-- START Dataset extract --

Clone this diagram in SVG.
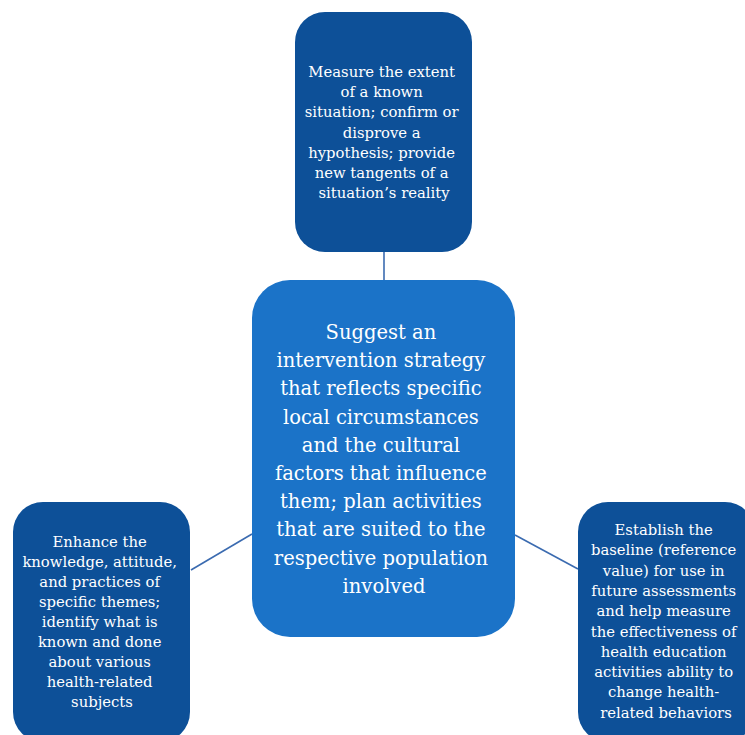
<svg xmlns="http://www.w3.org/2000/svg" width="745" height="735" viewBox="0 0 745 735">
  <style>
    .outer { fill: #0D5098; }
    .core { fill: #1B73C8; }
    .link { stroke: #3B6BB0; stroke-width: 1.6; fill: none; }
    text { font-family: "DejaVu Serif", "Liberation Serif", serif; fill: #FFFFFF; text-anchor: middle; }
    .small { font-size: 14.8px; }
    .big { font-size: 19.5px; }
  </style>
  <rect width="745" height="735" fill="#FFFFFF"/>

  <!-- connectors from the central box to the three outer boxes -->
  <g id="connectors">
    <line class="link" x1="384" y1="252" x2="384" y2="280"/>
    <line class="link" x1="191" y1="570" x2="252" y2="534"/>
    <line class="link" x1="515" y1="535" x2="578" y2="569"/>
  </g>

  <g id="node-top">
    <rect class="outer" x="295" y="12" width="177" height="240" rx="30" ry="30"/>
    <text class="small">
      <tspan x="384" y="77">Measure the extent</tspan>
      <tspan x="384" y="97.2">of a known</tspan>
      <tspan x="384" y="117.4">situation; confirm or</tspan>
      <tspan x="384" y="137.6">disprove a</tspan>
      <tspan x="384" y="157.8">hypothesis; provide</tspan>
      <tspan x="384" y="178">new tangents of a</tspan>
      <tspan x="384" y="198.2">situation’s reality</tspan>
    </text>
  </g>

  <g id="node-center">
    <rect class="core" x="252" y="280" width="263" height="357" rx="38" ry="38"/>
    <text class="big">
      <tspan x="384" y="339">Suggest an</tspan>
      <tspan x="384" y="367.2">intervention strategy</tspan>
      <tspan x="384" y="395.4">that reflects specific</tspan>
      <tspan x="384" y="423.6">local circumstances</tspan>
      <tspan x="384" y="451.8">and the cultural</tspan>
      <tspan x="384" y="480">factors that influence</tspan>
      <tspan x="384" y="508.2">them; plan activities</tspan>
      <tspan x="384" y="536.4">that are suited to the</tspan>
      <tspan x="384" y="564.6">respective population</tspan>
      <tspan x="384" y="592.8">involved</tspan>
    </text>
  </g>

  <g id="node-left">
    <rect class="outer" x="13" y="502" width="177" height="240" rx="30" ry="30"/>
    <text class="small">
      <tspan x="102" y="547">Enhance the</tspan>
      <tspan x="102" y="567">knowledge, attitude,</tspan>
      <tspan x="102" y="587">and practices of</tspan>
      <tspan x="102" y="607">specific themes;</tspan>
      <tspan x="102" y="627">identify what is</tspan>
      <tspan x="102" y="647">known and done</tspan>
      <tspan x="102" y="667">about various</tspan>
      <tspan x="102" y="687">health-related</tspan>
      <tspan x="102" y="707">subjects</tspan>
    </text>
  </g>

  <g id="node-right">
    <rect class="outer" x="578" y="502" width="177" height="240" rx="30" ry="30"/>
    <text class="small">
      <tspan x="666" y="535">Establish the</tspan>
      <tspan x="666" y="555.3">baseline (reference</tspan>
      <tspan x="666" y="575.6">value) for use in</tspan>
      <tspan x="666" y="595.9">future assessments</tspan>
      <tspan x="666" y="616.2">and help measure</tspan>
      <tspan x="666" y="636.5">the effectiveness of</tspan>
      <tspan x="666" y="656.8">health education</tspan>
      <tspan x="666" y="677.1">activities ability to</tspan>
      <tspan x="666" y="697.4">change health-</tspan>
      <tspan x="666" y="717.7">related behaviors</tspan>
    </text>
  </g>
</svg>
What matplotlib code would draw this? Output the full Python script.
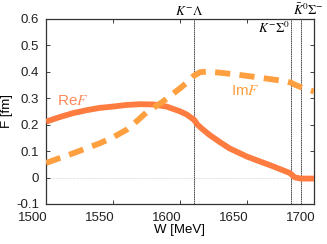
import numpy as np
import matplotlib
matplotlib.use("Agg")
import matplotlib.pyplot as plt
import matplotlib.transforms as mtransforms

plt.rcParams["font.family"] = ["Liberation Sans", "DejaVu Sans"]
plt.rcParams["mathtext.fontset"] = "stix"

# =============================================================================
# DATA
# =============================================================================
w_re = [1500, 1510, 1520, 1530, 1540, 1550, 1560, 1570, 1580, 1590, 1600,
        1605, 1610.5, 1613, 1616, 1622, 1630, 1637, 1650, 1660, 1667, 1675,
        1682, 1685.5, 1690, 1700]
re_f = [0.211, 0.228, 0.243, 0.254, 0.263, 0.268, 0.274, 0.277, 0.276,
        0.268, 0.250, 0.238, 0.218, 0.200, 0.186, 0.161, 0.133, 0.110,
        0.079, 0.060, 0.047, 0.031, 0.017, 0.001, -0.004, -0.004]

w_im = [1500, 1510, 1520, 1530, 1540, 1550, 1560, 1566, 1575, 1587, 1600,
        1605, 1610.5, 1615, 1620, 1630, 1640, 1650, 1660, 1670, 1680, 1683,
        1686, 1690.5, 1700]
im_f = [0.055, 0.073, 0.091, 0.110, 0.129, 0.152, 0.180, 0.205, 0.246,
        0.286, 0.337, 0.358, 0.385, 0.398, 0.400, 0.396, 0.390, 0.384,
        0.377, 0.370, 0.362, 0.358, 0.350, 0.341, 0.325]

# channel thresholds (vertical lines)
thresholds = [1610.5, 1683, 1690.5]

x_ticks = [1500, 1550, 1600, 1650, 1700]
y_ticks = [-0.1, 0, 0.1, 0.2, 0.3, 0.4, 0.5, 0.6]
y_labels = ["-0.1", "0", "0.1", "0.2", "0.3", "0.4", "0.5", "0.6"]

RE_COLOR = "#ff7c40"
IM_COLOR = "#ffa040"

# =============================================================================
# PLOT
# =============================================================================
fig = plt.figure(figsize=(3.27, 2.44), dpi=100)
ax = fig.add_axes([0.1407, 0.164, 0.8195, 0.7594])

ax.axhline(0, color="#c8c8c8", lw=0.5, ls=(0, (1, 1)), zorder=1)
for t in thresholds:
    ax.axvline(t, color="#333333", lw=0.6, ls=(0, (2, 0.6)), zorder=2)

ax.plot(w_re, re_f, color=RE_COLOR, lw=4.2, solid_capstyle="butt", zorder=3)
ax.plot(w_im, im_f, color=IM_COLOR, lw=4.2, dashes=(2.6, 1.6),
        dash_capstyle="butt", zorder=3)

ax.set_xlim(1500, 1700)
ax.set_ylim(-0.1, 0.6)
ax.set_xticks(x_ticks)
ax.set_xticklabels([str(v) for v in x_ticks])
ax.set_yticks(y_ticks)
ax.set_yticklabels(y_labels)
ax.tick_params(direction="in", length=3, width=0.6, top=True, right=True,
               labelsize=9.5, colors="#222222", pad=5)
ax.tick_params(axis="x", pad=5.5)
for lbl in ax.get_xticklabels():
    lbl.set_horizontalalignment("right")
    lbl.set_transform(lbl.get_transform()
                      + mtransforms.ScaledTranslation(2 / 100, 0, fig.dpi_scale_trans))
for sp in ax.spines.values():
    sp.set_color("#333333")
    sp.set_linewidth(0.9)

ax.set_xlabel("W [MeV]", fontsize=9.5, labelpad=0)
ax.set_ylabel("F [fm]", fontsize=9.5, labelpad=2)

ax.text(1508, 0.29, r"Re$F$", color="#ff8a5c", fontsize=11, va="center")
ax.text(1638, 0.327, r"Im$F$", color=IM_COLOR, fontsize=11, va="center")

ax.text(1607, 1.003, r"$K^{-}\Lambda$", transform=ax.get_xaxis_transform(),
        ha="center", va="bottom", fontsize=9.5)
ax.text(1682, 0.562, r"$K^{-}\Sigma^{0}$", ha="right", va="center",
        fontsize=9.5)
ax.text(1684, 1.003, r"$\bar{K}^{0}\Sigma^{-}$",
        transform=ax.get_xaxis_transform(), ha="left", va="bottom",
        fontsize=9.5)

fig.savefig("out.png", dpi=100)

-- END Dataset extract --

[Aim of the task]
Copy all the entries word for word. Omit any pictures.

[Output]
Clone this diagram in SVG.
<svg xmlns="http://www.w3.org/2000/svg" width="745" height="735" viewBox="0 0 745 735">
  <style>
    .outer { fill: #0D5098; }
    .core { fill: #1B73C8; }
    .link { stroke: #3B6BB0; stroke-width: 1.6; fill: none; }
    text { font-family: "DejaVu Serif", "Liberation Serif", serif; fill: #FFFFFF; text-anchor: middle; }
    .small { font-size: 14.8px; }
    .big { font-size: 19.5px; }
  </style>
  <rect width="745" height="735" fill="#FFFFFF"/>

  <!-- connectors from the central box to the three outer boxes -->
  <g id="connectors">
    <line class="link" x1="384" y1="252" x2="384" y2="280"/>
    <line class="link" x1="191" y1="570" x2="252" y2="534"/>
    <line class="link" x1="515" y1="535" x2="578" y2="569"/>
  </g>

  <g id="node-top">
    <rect class="outer" x="295" y="12" width="177" height="240" rx="30" ry="30"/>
    <text class="small">
      <tspan x="384" y="77">Measure the extent</tspan>
      <tspan x="384" y="97.2">of a known</tspan>
      <tspan x="384" y="117.4">situation; confirm or</tspan>
      <tspan x="384" y="137.6">disprove a</tspan>
      <tspan x="384" y="157.8">hypothesis; provide</tspan>
      <tspan x="384" y="178">new tangents of a</tspan>
      <tspan x="384" y="198.2">situation’s reality</tspan>
    </text>
  </g>

  <g id="node-center">
    <rect class="core" x="252" y="280" width="263" height="357" rx="38" ry="38"/>
    <text class="big">
      <tspan x="384" y="339">Suggest an</tspan>
      <tspan x="384" y="367.2">intervention strategy</tspan>
      <tspan x="384" y="395.4">that reflects specific</tspan>
      <tspan x="384" y="423.6">local circumstances</tspan>
      <tspan x="384" y="451.8">and the cultural</tspan>
      <tspan x="384" y="480">factors that influence</tspan>
      <tspan x="384" y="508.2">them; plan activities</tspan>
      <tspan x="384" y="536.4">that are suited to the</tspan>
      <tspan x="384" y="564.6">respective population</tspan>
      <tspan x="384" y="592.8">involved</tspan>
    </text>
  </g>

  <g id="node-left">
    <rect class="outer" x="13" y="502" width="177" height="240" rx="30" ry="30"/>
    <text class="small">
      <tspan x="102" y="547">Enhance the</tspan>
      <tspan x="102" y="567">knowledge, attitude,</tspan>
      <tspan x="102" y="587">and practices of</tspan>
      <tspan x="102" y="607">specific themes;</tspan>
      <tspan x="102" y="627">identify what is</tspan>
      <tspan x="102" y="647">known and done</tspan>
      <tspan x="102" y="667">about various</tspan>
      <tspan x="102" y="687">health-related</tspan>
      <tspan x="102" y="707">subjects</tspan>
    </text>
  </g>

  <g id="node-right">
    <rect class="outer" x="578" y="502" width="177" height="240" rx="30" ry="30"/>
    <text class="small">
      <tspan x="666" y="535">Establish the</tspan>
      <tspan x="666" y="555.3">baseline (reference</tspan>
      <tspan x="666" y="575.6">value) for use in</tspan>
      <tspan x="666" y="595.9">future assessments</tspan>
      <tspan x="666" y="616.2">and help measure</tspan>
      <tspan x="666" y="636.5">the effectiveness of</tspan>
      <tspan x="666" y="656.8">health education</tspan>
      <tspan x="666" y="677.1">activities ability to</tspan>
      <tspan x="666" y="697.4">change health-</tspan>
      <tspan x="666" y="717.7">related behaviors</tspan>
    </text>
  </g>
</svg>
What matplotlib code would draw this? Output the full Python script.
import numpy as np
import matplotlib
matplotlib.use("Agg")
import matplotlib.pyplot as plt
import matplotlib.transforms as mtransforms

plt.rcParams["font.family"] = ["Liberation Sans", "DejaVu Sans"]
plt.rcParams["mathtext.fontset"] = "stix"

# =============================================================================
# DATA
# =============================================================================
w_re = [1500, 1510, 1520, 1530, 1540, 1550, 1560, 1570, 1580, 1590, 1600,
        1605, 1610.5, 1613, 1616, 1622, 1630, 1637, 1650, 1660, 1667, 1675,
        1682, 1685.5, 1690, 1700]
re_f = [0.211, 0.228, 0.243, 0.254, 0.263, 0.268, 0.274, 0.277, 0.276,
        0.268, 0.250, 0.238, 0.218, 0.200, 0.186, 0.161, 0.133, 0.110,
        0.079, 0.060, 0.047, 0.031, 0.017, 0.001, -0.004, -0.004]

w_im = [1500, 1510, 1520, 1530, 1540, 1550, 1560, 1566, 1575, 1587, 1600,
        1605, 1610.5, 1615, 1620, 1630, 1640, 1650, 1660, 1670, 1680, 1683,
        1686, 1690.5, 1700]
im_f = [0.055, 0.073, 0.091, 0.110, 0.129, 0.152, 0.180, 0.205, 0.246,
        0.286, 0.337, 0.358, 0.385, 0.398, 0.400, 0.396, 0.390, 0.384,
        0.377, 0.370, 0.362, 0.358, 0.350, 0.341, 0.325]

# channel thresholds (vertical lines)
thresholds = [1610.5, 1683, 1690.5]

x_ticks = [1500, 1550, 1600, 1650, 1700]
y_ticks = [-0.1, 0, 0.1, 0.2, 0.3, 0.4, 0.5, 0.6]
y_labels = ["-0.1", "0", "0.1", "0.2", "0.3", "0.4", "0.5", "0.6"]

RE_COLOR = "#ff7c40"
IM_COLOR = "#ffa040"

# =============================================================================
# PLOT
# =============================================================================
fig = plt.figure(figsize=(3.27, 2.44), dpi=100)
ax = fig.add_axes([0.1407, 0.164, 0.8195, 0.7594])

ax.axhline(0, color="#c8c8c8", lw=0.5, ls=(0, (1, 1)), zorder=1)
for t in thresholds:
    ax.axvline(t, color="#333333", lw=0.6, ls=(0, (2, 0.6)), zorder=2)

ax.plot(w_re, re_f, color=RE_COLOR, lw=4.2, solid_capstyle="butt", zorder=3)
ax.plot(w_im, im_f, color=IM_COLOR, lw=4.2, dashes=(2.6, 1.6),
        dash_capstyle="butt", zorder=3)

ax.set_xlim(1500, 1700)
ax.set_ylim(-0.1, 0.6)
ax.set_xticks(x_ticks)
ax.set_xticklabels([str(v) for v in x_ticks])
ax.set_yticks(y_ticks)
ax.set_yticklabels(y_labels)
ax.tick_params(direction="in", length=3, width=0.6, top=True, right=True,
               labelsize=9.5, colors="#222222", pad=5)
ax.tick_params(axis="x", pad=5.5)
for lbl in ax.get_xticklabels():
    lbl.set_horizontalalignment("right")
    lbl.set_transform(lbl.get_transform()
                      + mtransforms.ScaledTranslation(2 / 100, 0, fig.dpi_scale_trans))
for sp in ax.spines.values():
    sp.set_color("#333333")
    sp.set_linewidth(0.9)

ax.set_xlabel("W [MeV]", fontsize=9.5, labelpad=0)
ax.set_ylabel("F [fm]", fontsize=9.5, labelpad=2)

ax.text(1508, 0.29, r"Re$F$", color="#ff8a5c", fontsize=11, va="center")
ax.text(1638, 0.327, r"Im$F$", color=IM_COLOR, fontsize=11, va="center")

ax.text(1607, 1.003, r"$K^{-}\Lambda$", transform=ax.get_xaxis_transform(),
        ha="center", va="bottom", fontsize=9.5)
ax.text(1682, 0.562, r"$K^{-}\Sigma^{0}$", ha="right", va="center",
        fontsize=9.5)
ax.text(1684, 1.003, r"$\bar{K}^{0}\Sigma^{-}$",
        transform=ax.get_xaxis_transform(), ha="left", va="bottom",
        fontsize=9.5)

fig.savefig("out.png", dpi=100)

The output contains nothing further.